Slow Going in TMT Contested Case; Hearings to Continue into New Year

posted in: December 2016 | 0

The evidentiary hearing in the second contested case over the application to build the Thirty Meter Telescope on Mauna Kea began October 20 in the Willie K Crown Room of the Hilo Naniloa Hotel.

The nightclub setting for the quasi-judicial proceedings is by no means the most unusual aspect of this go-round. Twenty-three parties plus the applicant, University of Hawai‘i-Hilo, have been ad- mitted to the contested case, presided over by retired Judge Riki May Amano. Almost all the intervenors have views of the legal context framing the contested case that seem either to border on outright contempt or fully embrace it.

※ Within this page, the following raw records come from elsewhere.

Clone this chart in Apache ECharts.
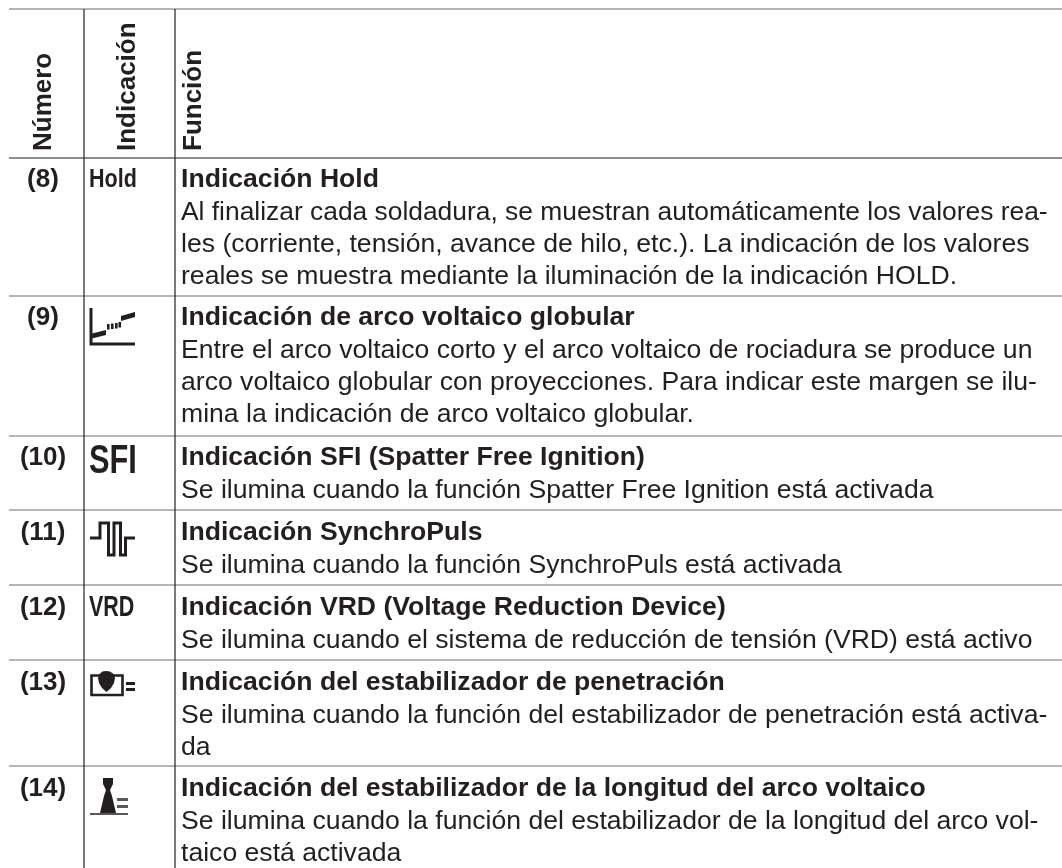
<!DOCTYPE html>
<html>
<head>
<meta charset="utf-8">
<title>Indicaciones</title>
<style>
html, body { margin: 0; padding: 0; background: #fff; }
#main { width: 1062px; height: 868px; }
</style>
<script src="https://cdn.jsdelivr.net/npm/echarts@6/dist/echarts.min.js"></script>
</head>
<body>
<div id="main"></div>
<script>
var headers = ['Número', 'Indicación', 'Función'];
var numbers = ['(8)', '(9)', '(10)', '(11)', '(12)', '(13)', '(14)'];
var titles = [
    'Indicación Hold',
    'Indicación de arco voltaico globular',
    'Indicación SFI (Spatter Free Ignition)',
    'Indicación SynchroPuls',
    'Indicación VRD (Voltage Reduction Device)',
    'Indicación del estabilizador de penetración',
    'Indicación del estabilizador de la longitud del arco voltaico'
];
var bodies = [
    ['Al finalizar cada soldadura, se muestran automáticamente los valores rea-',
     'les (corriente, tensión, avance de hilo, etc.). La indicación de los valores',
     'reales se muestra mediante la iluminación de la indicación HOLD.'],
    ['Entre el arco voltaico corto y el arco voltaico de rociadura se produce un',
     'arco voltaico globular con proyecciones. Para indicar este margen se ilu-',
     'mina la indicación de arco voltaico globular.'],
    ['Se ilumina cuando la función Spatter Free Ignition está activada'],
    ['Se ilumina cuando la función SynchroPuls está activada'],
    ['Se ilumina cuando el sistema de reducción de tensión (VRD) está activo'],
    ['Se ilumina cuando la función del estabilizador de penetración está activa-',
     'da'],
    ['Se ilumina cuando la función del estabilizador de la longitud del arco vol-',
     'taico está activada']
];
var rowLines = [158, 296, 436, 510, 585, 660, 766];

var ink = '#231f20';
var font = '"Liberation Sans", Arial, sans-serif';
var fontSize = 26.6;
var pitch = 32.2;
var g = [];

function hline(y, x1, x2, w, color) {
    g.push({type: 'line', shape: {x1: x1, y1: y, x2: x2, y2: y}, style: {stroke: color, lineWidth: w}});
}
function vline(x) {
    g.push({type: 'line', shape: {x1: x, y1: 9, x2: x, y2: 868}, style: {stroke: ink, lineWidth: 1.2}});
}
function label(t, x, y, weight, size, align, extra) {
    var el = {
        type: 'text', x: x, y: y,
        style: {text: t, fill: ink, font: weight + ' ' + size + 'px ' + font, textAlign: align || 'left', textVerticalAlign: 'middle'}
    };
    for (var k in extra) { el[k] = extra[k]; }
    g.push(el);
}
function poly(points, fill) {
    g.push({type: 'polygon', shape: {points: points}, style: {fill: fill || ink}});
}
function wire(points, w) {
    g.push({type: 'polyline', shape: {points: points}, style: {stroke: ink, lineWidth: w, fill: 'none'}});
}
function box(x, y, w, h, fill) {
    g.push({type: 'rect', shape: {x: x, y: y, width: w, height: h}, style: {fill: fill || ink}});
}

// 表格线
hline(9, 9, 1062, 1.2, '#6d6e70');
for (var i = 0; i < rowLines.length; i++) {
    hline(rowLines[i], 9, 1062, 1.2, i == 0 ? ink : '#6d6e70');
}
vline(84);
vline(175);

// 表头(竖排)
var rot = Math.PI / 2;
label(headers[0], 44, 151, 'bold', 26, 'left', {rotation: rot});
label(headers[1], 128, 151, 'bold', 26, 'left', {rotation: rot});
label(headers[2], 194, 151, 'bold', 26, 'left', {rotation: rot});

// 内容
var firstY = [180, 318, 458, 533, 608, 683, 789];
for (var r = 0; r < numbers.length; r++) {
    label(numbers[r], 43, firstY[r], 'bold', 26, 'center');
    label(titles[r], 181, firstY[r], 'bold', fontSize);
    for (var l = 0; l < bodies[r].length; l++) {
        // 第一行在原图里排得略紧
        label(bodies[r][l], 181, firstY[r] + pitch * (l + 1), 'normal', fontSize, 'left', r == 0 && l == 0 ? {scaleX: 0.992} : {});
    }
}

// 图标
label('Hold', 89, 180, 'bold', 25, 'left', {scaleX: 0.86});
label('SFI', 89, 462, 'bold', 40, 'left', {scaleX: 0.77});
label('VRD', 89, 608, 'bold', 29, 'left', {scaleX: 0.74});

// 电弧图标
wire([[91, 308], [91, 344], [135, 344]], 3);
poly([[92, 333.5], [106, 330], [106, 335], [92, 338.5]]);
box(107, 324, 2.6, 5.5);
box(111, 323.5, 2.6, 5.5);
box(115, 323, 2.6, 5.5);
box(118.5, 322, 2.6, 5.5);
poly([[121, 316], [135, 312], [135, 317], [121, 321]]);

// 脉冲图标
wire([[90, 538], [100, 538], [100, 523], [108.5, 523], [108.5, 555], [114, 555], [114, 523], [120.5, 523], [120.5, 555], [125.5, 555], [125.5, 538], [135, 538]], 3);

// 熔深图标
g.push({type: 'rect', shape: {x: 91.5, y: 675.5, width: 31, height: 19.5}, style: {fill: 'none', stroke: ink, lineWidth: 2.6}});
poly([[106, 671], [110, 671.5], [113.5, 674], [115, 678], [114, 683], [111, 688], [106.5, 692], [102, 688], [99, 683], [98, 678], [99.5, 674], [102.5, 671.5]]);
box(126, 682, 9, 3);
box(126, 688, 9, 3);

// 弧长图标
poly([[103, 778], [113, 778], [113, 784], [110, 790], [112, 796], [116, 813], [100, 813], [104, 796], [106, 790], [103, 784]]);
hline(814, 90, 128, 1.6, ink);
box(117, 798, 11, 3, '#58595b');
box(117, 805, 11, 3, '#58595b');

var myChart = echarts.init(document.getElementById('main'), null, {renderer: 'canvas'});
myChart.setOption({
    backgroundColor: '#fff',
    animation: false,
    graphic: {elements: g}
});
</script>
</body>
</html>
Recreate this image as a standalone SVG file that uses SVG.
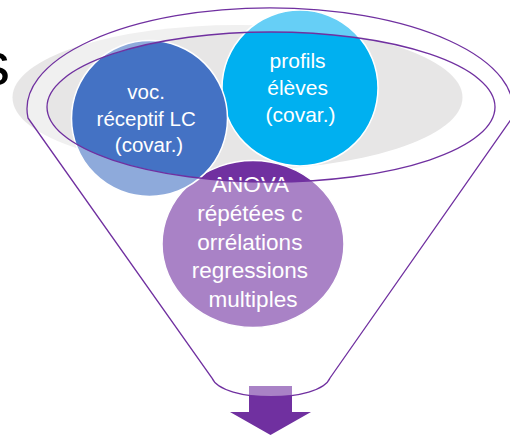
<svg xmlns="http://www.w3.org/2000/svg" width="510" height="435" viewBox="0 0 510 435">
  <style>
    .lbl { font-family: "Liberation Sans", Arial, sans-serif; fill: #ffffff; text-anchor: middle; }
    .bubble { stroke: #ffffff; stroke-width: 1.5; }
    .rim { fill: none; stroke: #7030A0; stroke-width: 1.3; }
  </style>
  <rect width="510" height="435" fill="#ffffff"/>
  <text x="10" y="85" font-family="Liberation Sans, Arial, sans-serif" font-size="62" fill="#000000" text-anchor="end">s</text>

  <ellipse id="funnel-top" cx="237.5" cy="97.5" rx="225" ry="72.5" fill="#E7E6E6"/>

  <g id="node-anova">
    <ellipse class="bubble" cx="253" cy="244" rx="91" ry="83.5" fill="#7030A0"/>
    <text class="lbl" font-size="22.5">
      <tspan x="253" y="191.5">ANOVA</tspan>
      <tspan x="253" y="220.5">répétées c</tspan>
      <tspan x="253" y="249.5">orrélations</tspan>
      <tspan x="253" y="278">regressions</tspan>
      <tspan x="253" y="306.5">multiples</tspan>
    </text>
  </g>

  <g id="node-profils">
    <circle class="bubble" cx="300" cy="88" r="78" fill="#00B0F0"/>
    <text class="lbl" font-size="21">
      <tspan x="300.5" y="68">profils</tspan>
      <tspan x="300.5" y="95">élèves</tspan>
      <tspan x="300.5" y="122">(covar.)</tspan>
    </text>
  </g>

  <g id="node-voc">
    <circle class="bubble" cx="149.5" cy="118.5" r="78" fill="#4472C4"/>
    <text class="lbl" font-size="20.5">
      <tspan x="149" y="98.5">voc.</tspan>
      <tspan x="149" y="125.5">réceptif LC</tspan>
      <tspan x="149" y="152">(covar.)</tspan>
    </text>
  </g>

  <g id="output-arrow">
    <path d="M249,386 H292 V412 H311 L270.5,435 L230,412 H249 Z" fill="#7030A0"/>
  </g>

  <g id="funnel">
    <path fill="#ffffff" fill-opacity="0.4" fill-rule="evenodd"
          d="M28,118 L212,378 C222,403 320,403 330,378 L512,118 A243,101 0 1 0 28,118 Z
             M47,107 A224,75 0 1 0 495,107 A224,75 0 1 0 47,107 Z"/>
    <path class="rim" d="M28,118 L212,378 C222,403 320,403 330,378 L512,118 A243,101 0 1 0 28,118 Z"/>
    <ellipse class="rim" cx="271" cy="107" rx="224" ry="75"/>
  </g>
</svg>
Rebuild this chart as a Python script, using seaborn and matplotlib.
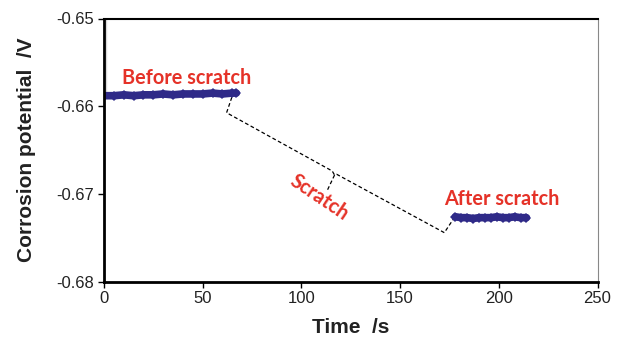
import numpy as np
import pandas as pd
import matplotlib
matplotlib.use("Agg")
import matplotlib.pyplot as plt
import seaborn as sns

# ---------------- data ----------------
# before the scratch (s, V)
before_t = [0, 5, 10, 15, 20, 25, 30, 35, 40, 45, 50, 55, 60, 65, 67]
before_v = [-0.6588, -0.6588, -0.6587, -0.6588, -0.6587, -0.6587, -0.6586, -0.6587,
            -0.6586, -0.6586, -0.6586, -0.6585, -0.6586, -0.6585, -0.6585]

# after the scratch
after_t = [178, 181, 184, 187, 190, 193, 196, 199, 202, 205, 208, 211, 214]
after_v = [-0.6726, -0.6727, -0.6727, -0.6728, -0.6727, -0.6727, -0.6727, -0.6726,
           -0.6727, -0.6727, -0.6726, -0.6727, -0.6727]

# initial spike at t ~ 1 s
spike_t = [1.0, 1.0]
spike_v = [-0.6500, -0.6586]

# dashed leader line drawn between the two segments
leader_t = [67.2, 64.8, 62.1, 115.6, 116.8, 117.9, 172.4, 177.8]
leader_v = [-0.65853, -0.65895, -0.66074, -0.66738, -0.66784, -0.66776, -0.67441, -0.67259]
pointer_t = [116.8, 112.8]
pointer_v = [-0.66784, -0.66974]

x_ticks = [0, 50, 100, 150, 200, 250]
y_ticks = [-0.68, -0.67, -0.66, -0.65]

BLUE = "#2f2a88"
RED = "#e53228"

sns.set_theme(style="white")
plt.rcParams["font.family"] = ["Liberation Sans", "DejaVu Sans"]

fig = plt.figure(figsize=(6.32, 3.39), dpi=100)
ax = fig.add_axes([104 / 632, 1 - 281.7 / 339, (597.5 - 104) / 632, (281.7 - 18.5) / 339])

df_before = pd.DataFrame({"t": before_t, "v": before_v})
df_after = pd.DataFrame({"t": after_t, "v": after_v})

sns.lineplot(x=spike_t, y=spike_v, ax=ax, color="#444444", lw=1.2, sort=False)
ax.plot(leader_t, leader_v, color="black", lw=0.9, ls=(0, (3, 2)))
ax.plot(pointer_t, pointer_v, color="black", lw=0.9, ls=(0, (3, 2)))

for d in (df_before, df_after):
    sns.lineplot(data=d, x="t", y="v", ax=ax, color=BLUE, lw=5.5,
                 marker="D", markersize=5, markeredgewidth=0, sort=False)

# annotations
lbl_font = dict(family=["Lato", "DejaVu Sans"], weight="bold", color=RED, fontsize=14.3)
ax.text(9.1, -0.65678, "Before scratch", ha="left", va="center", **lbl_font)
ax.text(172.2, -0.67057, "After scratch", ha="left", va="center", **lbl_font)
ax.text(108.9, -0.67046, "Scratch", ha="center", va="center", rotation=-34, **lbl_font)

ax.set_xlim(0, 250)
ax.set_ylim(-0.68, -0.65)
ax.set_xticks(x_ticks)
ax.set_yticks(y_ticks)
ax.set_xticklabels([str(t) for t in x_ticks])
ax.set_yticklabels([f"{v:.2f}" for v in y_ticks])
ax.tick_params(axis="both", direction="out", length=4, width=1, color="black",
               labelsize=12, labelcolor="#222222", pad=3, bottom=True, left=True)

ax.set_xlabel("Time  /s", fontsize=15, fontweight="bold", color="#222222", labelpad=8)
ax.set_ylabel("Corrosion potential  /V", fontsize=15, fontweight="bold", color="#222222", labelpad=15)

for side in ("left", "bottom"):
    ax.spines[side].set_color("black")
    ax.spines[side].set_linewidth(2.0)
ax.spines["top"].set_color("black")
ax.spines["top"].set_linewidth(1.5)
ax.spines["right"].set_color("#888888")
ax.spines["right"].set_linewidth(0.8)

fig.savefig("out.png", dpi=100)
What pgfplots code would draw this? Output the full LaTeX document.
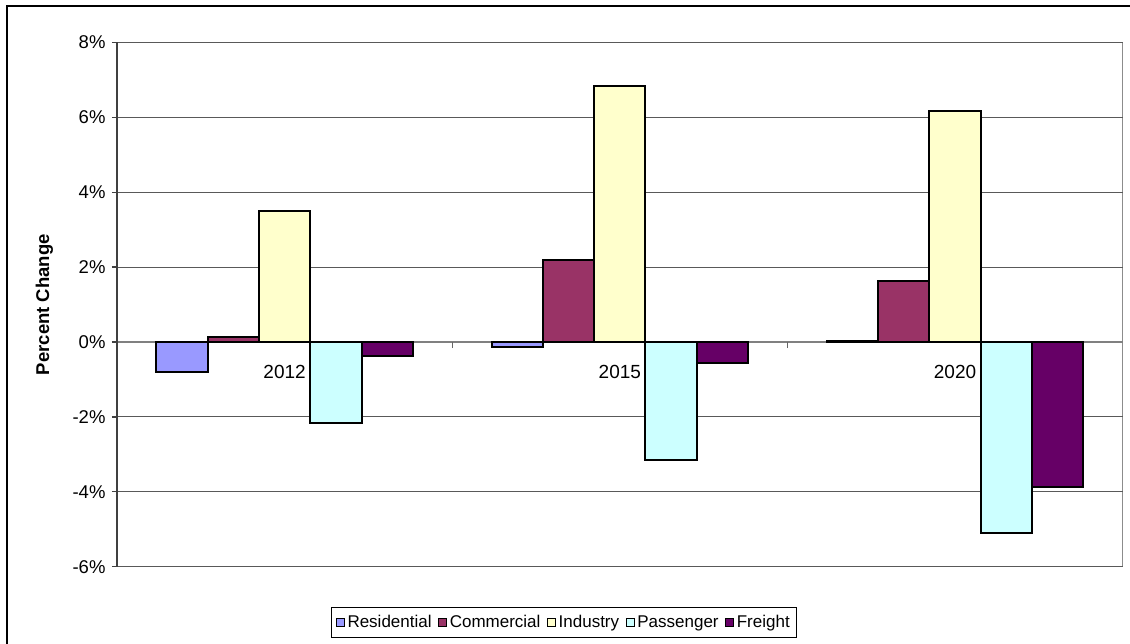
\documentclass[border=0pt]{standalone}
\usepackage{fontspec}
\setmainfont{Liberation Sans}
\usepackage{pgfplots}
\pgfplotsset{compat=1.18}
\definecolor{cRes}{HTML}{9999FF}
\definecolor{cCom}{HTML}{993366}
\definecolor{cInd}{HTML}{FFFFCC}
\definecolor{cPas}{HTML}{CCFFFF}
\definecolor{cFre}{HTML}{660066}
\begin{document}
\begin{tikzpicture}
\useasboundingbox (0,0) rectangle (1130pt,644pt);
\draw[black, line width=1.3pt] (7pt,-3pt) -- (7pt,638pt) -- (1133pt,638pt);
\begin{axis}[
  scale only axis, width=1005.7pt, height=524.2pt,
  at={(117pt,77.3pt)}, anchor=south west,
  xmin=-0.5, xmax=2.5, ymin=-6, ymax=8,
  axis x line*=middle, axis y line*=left,
  axis background/.style={draw=black!45, line width=1.6pt},
  y axis line style={draw=black!75, line width=1.8pt},
  x axis line style={draw=black!50, line width=1.6pt},
  ytick={-6,-4,-2,0,2,4,6,8},
  yticklabels={-6\%,-4\%,-2\%,0\%,2\%,4\%,6\%,8\%},
  y tick label style={font=\fontsize{18.5}{21}\selectfont, xshift=-3pt},
  ytick style={draw=black!75, line width=1.3pt},
  tick align=outside, major tick length=5pt,
  ymajorgrids, grid style={draw=black!65, line width=1pt},
  xtick={0,1,2}, xticklabels={2012,2015,2020},
  x tick label style={font=\fontsize{19}{22}\selectfont, yshift=-15pt},
  xtick style={draw=none},
  extra x ticks={0.5,1.5}, extra x tick labels={},
  extra x tick style={major tick length=6pt, tick align=outside, xtick style={draw=black!60, line width=1.3pt}},
  ylabel={Percent Change},
  ylabel style={font=\fontsize{18.5}{20}\selectfont\bfseries, at={(axis description cs:-0.0721,0.5)}, anchor=center},
  ybar=0pt, bar width=51.3pt,
  legend columns=5,
  legend style={at={(axis description cs:0.4445,-0.1064)}, anchor=center,
    draw=black, line width=1pt, font=\fontsize{17}{19}\selectfont,
    inner xsep=4pt, inner ysep=6pt,
    nodes={inner xsep=2.5pt, inner ysep=2pt},
    /tikz/every even column/.append style={column sep=4pt}},
  legend image code/.code={\draw[#1, draw=black, line width=1.2pt] (0pt,-4pt) rectangle (8pt,4pt);},
]
\addplot[fill=cRes, draw=black, line width=2pt] coordinates {(0,-0.80) (1,-0.14) (2,0.04)};
\addplot[fill=cCom, draw=black, line width=2pt] coordinates {(0,0.14) (1,2.20) (2,1.63)};
\addplot[fill=cInd, draw=black, line width=2pt] coordinates {(0,3.51) (1,6.83) (2,6.18)};
\addplot[fill=cPas, draw=black, line width=2pt] coordinates {(0,-2.16) (1,-3.14) (2,-5.10)};
\addplot[fill=cFre, draw=black, line width=2pt] coordinates {(0,-0.37) (1,-0.57) (2,-3.87)};
\legend{Residential,Commercial,Industry,Passenger,Freight}
\end{axis}
\end{tikzpicture}
\end{document}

Several contend that the state of Hawai‘i has no authority to determine whether the telescope should be built on what they regard as sacred land. Many base this argument on the belief that the kingdom of Hawai‘i is still the rightful governing authority. Some claim that over and above the summit being the dwelling place of the gods or the actual bodies of their deities, the rocks themselves are their kupuna (elders or ancestors) or ‘ohana (family).

An order setting forth the scope of the hearing disallowed any arguments about the legitimacy of the state government, the existence of the Hawaiian kingdom, or the state’s ownership of the site proposed for the TMT. Despite this, in cross-examinations conducted to date, many opponents have persisted in raising these very issues. In addi- tion, many have included on their proposed list of witnesses parties whose testimony concerns those issues.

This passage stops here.